As rebuilt in the Augustan period, the temple was octastyle, Corinthian, peripteral, with eleven columns on each long side and almost certainly a double row to either side of the relatively shallow pronaos. The podium is very high, the floor standing about 7 m above the Sacra Via. The pronaos is 9.90 m deep and 15.80 m wide, the cella is 19.70 m deep and 16 m wide, and the whole building is some 50 m long and 20 m wide. The podium is concrete, enclosing remains of earlier phases encased in tufa walls from which spur walls project to make the loculi for safekeeping of valuables. Under the columns, footings of travertine replace the tufa. From the pronaos a flight of eleven steps leads down to the rostra in front, 3.66 m above the street level. The rostra was provided with a railing and could accommodate a fairly large number of persons. From references in literature (Plutarch Sulla 33.4; Cicero Phil. 3.27), it is clear that there were similar arrangements in Metellus's temple. Of the superstructure, the three surviving columns on the east side were all that was standing in the fifteenth century, for the area near them was called Tre Colonne. These are of white marble, 12.50 m high, and carry an entablature with a plain frieze and a richly worked modillion cornice. The design of the capitals is especially admirable.

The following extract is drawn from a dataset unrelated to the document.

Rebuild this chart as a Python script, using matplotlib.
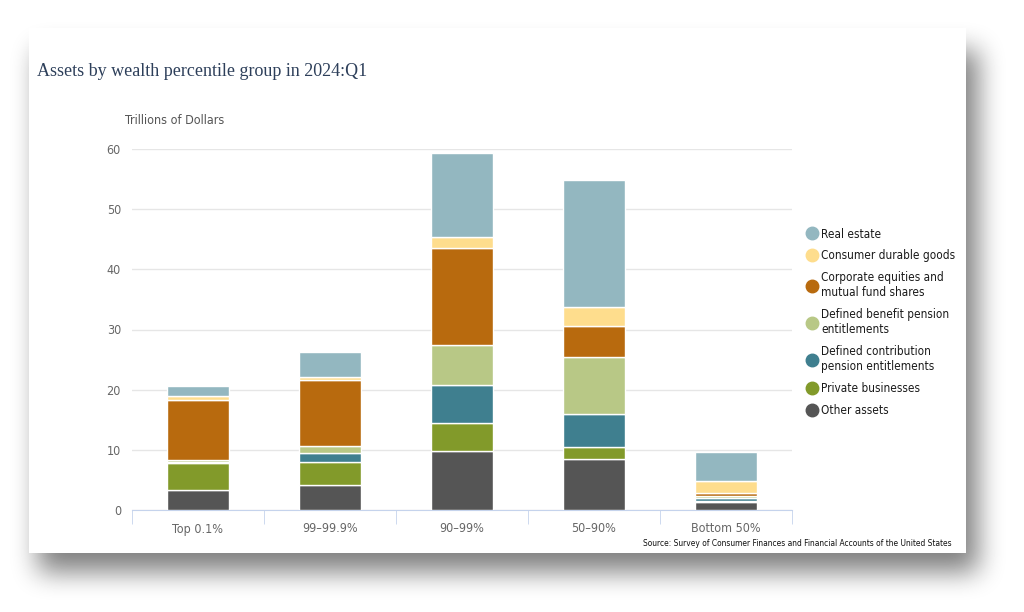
import numpy as np
import matplotlib
matplotlib.use("Agg")
from matplotlib import pyplot
from matplotlib.lines import Line2D
from matplotlib.patches import Rectangle

groups = ["Top 0.1%", "99–99.9%", "90–99%", "50–90%", "Bottom 50%"]

# trillions of dollars, stacked bottom to top
other_assets = [3.4, 4.1, 9.8, 8.4, 1.3]
private_businesses = [4.4, 3.9, 4.7, 2.1, 0.2]
defined_contribution = [0.15, 1.5, 6.2, 5.4, 0.5]
defined_benefit = [0.35, 1.1, 6.8, 9.5, 0.4]
corporate_equities = [10.0, 11.0, 16.0, 5.1, 0.5]
consumer_durables = [0.6, 0.45, 1.8, 3.3, 1.9]
real_estate = [1.7, 4.2, 14.0, 21.0, 4.8]

series = [
    ("Other assets", other_assets, "#555555"),
    ("Private businesses", private_businesses, "#829a2a"),
    ("Defined contribution\npension entitlements", defined_contribution, "#3f7f8f"),
    ("Defined benefit pension\nentitlements", defined_benefit, "#b8c886"),
    ("Corporate equities and\nmutual fund shares", corporate_equities, "#b86a0e"),
    ("Consumer durable goods", consumer_durables, "#fedd8d"),
    ("Real estate", real_estate, "#93b7c0"),
]

NARROW = dict(family=["DejaVu Sans"], stretch="condensed")


def box_blur(arr, radius, passes=3):
    k = np.ones(2 * radius + 1) / (2 * radius + 1)
    for _ in range(passes):
        arr = np.apply_along_axis(lambda r: np.convolve(r, k, mode="same"), 0, arr)
        arr = np.apply_along_axis(lambda r: np.convolve(r, k, mode="same"), 1, arr)
    return arr


def draw_card(figure):
    bg = figure.add_axes([0, 0, 1, 1], zorder=-10)
    bg.set_xlim(0, 1024)
    bg.set_ylim(612, 0)
    bg.axis("off")

    # soft drop shadow behind the white card, heaviest below
    shadow = np.zeros((612, 1024))
    shadow[50:572, 38:978] = 1.0
    shadow = box_blur(shadow, 12)
    bg.imshow(1 - 0.5 * shadow, cmap="gray", vmin=0, vmax=1,
              extent=(0, 1024, 612, 0), aspect="auto", interpolation="bilinear")
    bg.add_patch(Rectangle((29, 28), 937, 525, facecolor="white", edgecolor="none"))


def main():
    figure = pyplot.figure(figsize=(10.24, 6.12), dpi=100)
    draw_card(figure)

    axis = figure.add_axes([132 / 1024, 1 - 510 / 612, 660 / 1024, 361 / 612])
    axis.set_facecolor("none")

    x = np.arange(len(groups))
    bottom = np.zeros(len(groups))
    handles = []
    for label, values, color in series:
        axis.bar(x, values, width=0.475, bottom=bottom, color=color,
                 edgecolor="white", linewidth=1.0, zorder=3)
        bottom += np.array(values)
        handles.append(Line2D([], [], marker="o", linestyle="none", markersize=9,
                              markerfacecolor=color, markeredgecolor=color, label=label))

    axis.set_xlim(-0.5, len(groups) - 0.5)
    axis.set_ylim(0, 60)
    axis.set_yticks(range(0, 61, 10))
    axis.grid(axis="y", color="#e6e6e6", linewidth=1.0, zorder=0)

    for side in ["top", "right", "left"]:
        axis.spines[side].set_visible(False)
    axis.spines["bottom"].set_color("#c5d3ec")

    axis.set_xticks(x)
    axis.set_xticklabels(groups, fontsize=9, color="#666666", **NARROW)
    axis.set_xticks(np.arange(-0.5, len(groups)), minor=True)
    axis.tick_params(axis="x", which="major", length=0, pad=9)
    axis.tick_params(axis="x", which="minor", length=10, color="#c5d3ec")
    axis.tick_params(axis="y", length=0, pad=8, labelcolor="#666666", labelsize=9)
    for t in axis.get_yticklabels():
        t.set_family(NARROW["family"])
        t.set_stretch(NARROW["stretch"])

    figure.text(37 / 1024, 1 - 72 / 612, "Assets by wealth percentile group in 2024:Q1",
                family=["Liberation Serif", "DejaVu Serif"], fontsize=13,
                color="#2d3f5a", va="center", ha="left")
    figure.text(125 / 1024, 1 - 120 / 612, "Trillions of Dollars",
                fontsize=9, color="#555555", va="center", ha="left", **NARROW)
    figure.text(952 / 1024, 1 - 543 / 612,
                "Source: Survey of Consumer Finances and Financial Accounts of the United States",
                fontsize=6, color="#111111", va="center", ha="right", **NARROW)

    legend = figure.legend(handles=handles[::-1], loc="upper left",
                           bbox_to_anchor=(795 / 1024, 1 - 217 / 612), frameon=False,
                           prop=dict(size=8.5, **NARROW),
                           handletextpad=0.3, labelspacing=0.75, handlelength=1.0)
    for text in legend.get_texts():
        text.set_color("#1a1a1a")

    figure.savefig("out.png", dpi=100)


if __name__ == "__main__":
    main()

The temple was standing in the fourth century and was included in the regionary catalogues, but virtually nothing is known of its history in the imperial and medieval periods. Its identity was early lost, and in the early nineteenth century it was often wrongly identified, most frequently as the Temple of Iuppiter Stator.
Frank 78-79; MAAR 5 (1925): 79-102 (T. Frank); Lugli 1946, 179-83; Nash 1.210-13; ActaArch 56 (1985): 1-29 (I. Nielsen, J. Zahle, et al.), 59 (1988): 1-14 (I. Nielsen).